The connection between theory of design and industry evolution is really instigating to think about how technology is embedded in society. Technology can be the engine of some changes, but can also be a consequence of that. Studying the relationship between economic and technological phenomena is really powerful.
When I was in Japan 3 months ago, I had the opportunity to have a longer conversation with two random Chinese men on vacation there, and both worked for the cellphone industry. One seemed to be the owner of a company which produces very small pieces of a cellphone, that I can’t even explain. The other was an employee of a company that produces glasses for cellphones displays. I started to imagine how many small companies can exist to produce very, very small pieces for this increasing mobile phone market all around the globe?

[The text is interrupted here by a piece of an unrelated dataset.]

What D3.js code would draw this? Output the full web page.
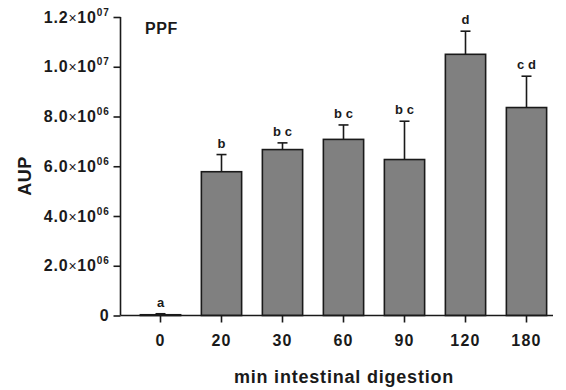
<!DOCTYPE html>
<html>
<head>
<meta charset="utf-8">
<script src="https://cdn.jsdelivr.net/npm/d3@7"></script>
<style>
  body { margin: 0; background: #fff; }
  svg { display: block; font-family: "Liberation Sans", Arial, Helvetica, sans-serif; }
</style>
</head>
<body>
<svg id="chart" width="566" height="390"></svg>
<script>
const categories = ["0", "20", "30", "60", "90", "120", "180"];
const values = [0.03e6, 5.78e6, 6.67e6, 7.08e6, 6.27e6, 10.5e6, 8.36e6];
const errors = [0.04e6, 0.69e6, 0.27e6, 0.58e6, 1.54e6, 0.93e6, 1.26e6];
const letters = ["a", "b", "b c", "b c", "b c", "d", "c d"];
const yTicks = [0, 2e6, 4e6, 6e6, 8e6, 10e6, 12e6];
const yTickMantissa = ["0", "2.0", "4.0", "6.0", "8.0", "1.0", "1.2"];
const yTickExponent = ["", "06", "06", "06", "06", "07", "07"];
const panelLabel = "PPF";
const xTitle = "min intestinal digestion";
const yTitle = "AUP";

const svg = d3.select("#chart");
const axisX = 120.5, y0 = 315.5, yTop = 17, xEnd = 553;
const ink = "#1a1a1a";

const y = d3.scaleLinear().domain([0, 12e6]).range([y0, yTop]);
const x = d3.scaleBand().domain(categories).range([130, 557])
  .paddingInner(0.34).paddingOuter(0.17);

const data = categories.map((c, i) => ({ c, v: values[i], e: errors[i], l: letters[i] }));

// bars
svg.append("g").selectAll("rect").data(data).join("rect")
  .attr("x", d => x(d.c))
  .attr("y", d => y(d.v))
  .attr("width", x.bandwidth())
  .attr("height", d => y0 - y(d.v))
  .attr("fill", "#808080")
  .attr("stroke", ink)
  .attr("stroke-width", 1.6);

// error bars
const eb = svg.append("g").attr("stroke", ink).attr("stroke-width", 1.6);
eb.selectAll("line.v").data(data).join("line").attr("class", "v")
  .attr("x1", d => x(d.c) + x.bandwidth() / 2)
  .attr("x2", d => x(d.c) + x.bandwidth() / 2)
  .attr("y1", d => y(d.v))
  .attr("y2", d => y(d.v + d.e));
eb.selectAll("line.cap").data(data).join("line").attr("class", "cap")
  .attr("x1", d => x(d.c) + x.bandwidth() / 2 - 5)
  .attr("x2", d => x(d.c) + x.bandwidth() / 2 + 5)
  .attr("y1", d => y(d.v + d.e))
  .attr("y2", d => y(d.v + d.e));

// significance letters
svg.append("g").selectAll("text").data(data).join("text")
  .attr("x", d => x(d.c) + x.bandwidth() / 2)
  .attr("y", d => y(d.v + d.e) - 7)
  .attr("text-anchor", "middle")
  .attr("font-size", 13)
  .attr("font-weight", "bold")
  .attr("fill", ink)
  .attr("xml:space", "preserve")
  .style("white-space", "pre")
  .text(d => d.l);

// y axis
const yAxis = d3.axisLeft(y).tickValues(yTicks).tickSize(7).tickFormat(() => "");
const gy = svg.append("g").attr("transform", `translate(${axisX},0)`).call(yAxis);
gy.select(".domain").remove();
gy.selectAll(".tick line").attr("stroke", ink).attr("stroke-width", 1.6);
svg.append("line").attr("x1", axisX).attr("x2", axisX).attr("y1", y(12e6)).attr("y2", y0)
  .attr("stroke", ink).attr("stroke-width", 1.6);

const yl = svg.append("g").selectAll("text").data(yTicks).join("text")
  .attr("x", axisX - 11)
  .attr("y", d => y(d) + 5.5)
  .attr("text-anchor", "end")
  .attr("font-size", 16)
  .attr("font-weight", "bold")
  .attr("letter-spacing", 0.8)
  .attr("fill", ink);
yl.each(function(d, i) {
  const t = d3.select(this);
  if (!yTickExponent[i]) { t.text(yTickMantissa[i]); return; }
  t.append("tspan").text(yTickMantissa[i]);
  t.append("tspan").attr("font-weight", "normal").attr("font-size", 14).text("\u00d7");
  t.append("tspan").text("10");
  t.append("tspan").attr("font-size", 10).attr("dy", -7).text(yTickExponent[i]);
});

// x axis
const xAxis = d3.axisBottom(x).tickSize(7).tickPadding(12);
const gx = svg.append("g").attr("transform", `translate(0,${y0})`).call(xAxis);
gx.select(".domain").remove();
gx.selectAll(".tick line").attr("stroke", ink).attr("stroke-width", 1.6);
gx.selectAll(".tick text").attr("font-size", 16).attr("font-weight", "bold")
  .attr("letter-spacing", 1.2)
  .attr("fill", ink).attr("font-family", "'Liberation Sans', Arial, sans-serif");
svg.append("line").attr("x1", axisX).attr("x2", xEnd).attr("y1", y0).attr("y2", y0)
  .attr("stroke", ink).attr("stroke-width", 1.6);

// titles
svg.append("text").attr("x", 344).attr("y", 383).attr("text-anchor", "middle")
  .attr("font-size", 18).attr("font-weight", "bold").attr("letter-spacing", 0.8)
  .attr("fill", ink).text(xTitle);
svg.append("text").attr("transform", "translate(31,176) rotate(-90)").attr("text-anchor", "middle")
  .attr("font-size", 18).attr("font-weight", "bold").attr("letter-spacing", 0.5)
  .attr("fill", ink).text(yTitle);
svg.append("text").attr("x", 145).attr("y", 34)
  .attr("font-size", 16).attr("font-weight", "bold").attr("letter-spacing", 0.6)
  .attr("fill", ink).text(panelLabel);
</script>
</body>
</html>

The distribution of the supply chain of this industry, however, doesn’t show the core aspect of it. How the modular characteristic of both devices and their production can alter the power relations involved on this dynamic? Producing the part doesn’t allow one to produce the whole. The definition of the design and the module and interconnection standards are in the core of the power relations.
In the past, in developing countries like Brazil, we used to criticize our economy for providing orange to developed countries for then, buying ready-to-drink orange juice. How does this differ from the production of small parts for electronic devices? Is this only a move from rural to urban production? If the national industry doesn’t incorporate the capacity for being in charge of the definition of the “visible design rules” – the architecture, the interfaces and the standards – as well as the hidden design parameters (Baldwin and Clark), no changes in the power relation between developed and developing countries will be seen.
But there are some interesting movements happening. I wonder if the companies that produce iphone micro-parts are the same ones that produce Huawei and ZTE components. Are these Chinese companies unexpected consequences of modularity? Huawei phones, particularly, are so appealing and have so good prices, that governments like the U.S. need to act in other layers, such as market regulation, to control their entrance. Cybersecurity issues are also part of the concerns.
Although I have more questions than answers, there are some tips around us. I just bought a new Samsung phone and it is said to be “made in China”. The same occurs with iphones, according to what I read on this article: http://www.macworld.co.uk/feature/apple/are-apple-products-truly-designed-in-california-made-in-china-iphonese-3633832/ Interestingly, the journalist here tries to explain the supply chain of an iphone and where its components are produced. This becomes a very tricky task. Because modules are composed by very micro components, when listing the companies and countries where the small parts of an iphone are built, the list isn’t able to show the preponderance of China. Instead, it seems to show where the modules are assembled (please see the list on the article). This is fascinating. How many layers below the journalist would need to go to have a list that would really explain why an iphone has a “made in China” message on it? I don’t know.